DAX vs. S&P500? Choose the Best Match for Your Portfolio
Did you know that the German Index DAX is up 25% since its lows in early October 2022? These were lows of 12 000 compared with the current level in January of 15 000? The S&P500 is only up 11%, so what has it done in that period?
Please see the graph below:
What are the implications of this outperformance in the DAX for investors’ expectations? You might be surprised how fashionable it is to be long on European equities. Indeed, the ‘prevailing wisdom’ is that this outperformance might continue…
Not so fast, we say. Let’s extend our horizon:
As we can see, over the 20-year horizon S&P500 has increased by 338%, while the DAX has increased by 311%. Even more impressive is that DAX is a performance index (it includes dividends), while S&P500 is an investable index without dividends!

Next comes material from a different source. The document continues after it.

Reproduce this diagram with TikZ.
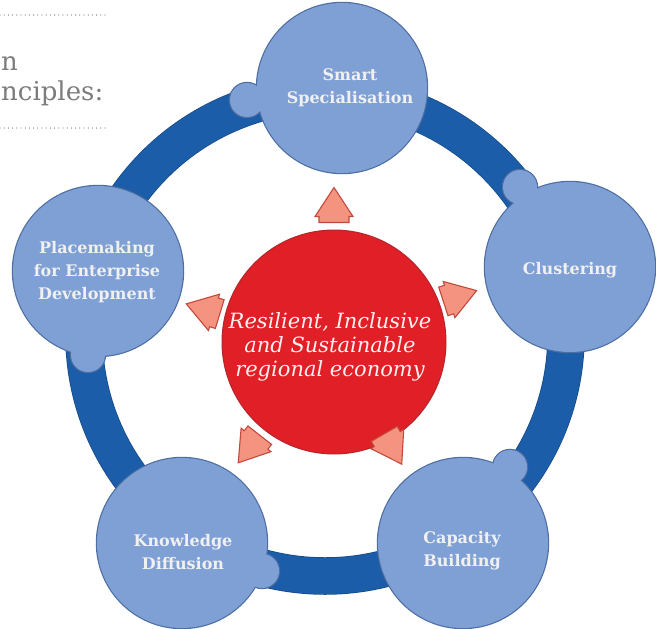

So, if we ‘adjust’ S&P500 to include dividends, we need to add about 35% more to the S&P500 performance (1.57% average dividend yield for 20 years). By doing that, we get a 373% gain for S&P500 vs. 311% for DAX.
The initial date in 2002 was chosen deliberately: EUR/USD for that period was around parity (1 EUR=1 USD). Therefore, the 20-year numbers presented here do not require adjustment for F.X. changes (at least not much).
However, the markets tell only one side of the story. How has the GDP of Germany changed relative to that of the U.S. over the period?
US GDP in 2002 was 10.9 Trillion USD. At the end of 2022, it was estimated at 25.3 Trillion USD. That was an increase of 145% over 20 years. How has Germany done in that period? Let’s take a look:
Germany’s GDP in 2002 was 2.08 trillion USD. At the end of 2022 it was estimated at 4.06 Trillion USD. That represents a growth of 95% over the period.
This is only part of the story! Let’s compare GDP per capita:
In 2002, US GDP per capita was 38,000 USD, while in 2022 it was 78,400 USD, representing a growth of 101%. In 2002, German per capita GDP was 25,200, while in 2022, it was 49,400. These numbers represent a growth of 96%.
So we see NO evidence that the German economy or stock market, in particular, has done better than the U.S. On the contrary, the U.S. economy and the U.S. stock market have outperformed the German economy and markets! What’s more — we can see clear evidence that U.S. stock market returns are superior to Germany, and the same can be said of the U.S. economy! Yes, we recognize that the DAX has performed better in the last three months, but we don’t think that has any lasting power.
In conclusion: the U.S. economy and its representative index, S&P500, are a better fit for your asset allocation. Europe might show better short-term results, but in the long run, there is clear statistical evidence that America outperforms.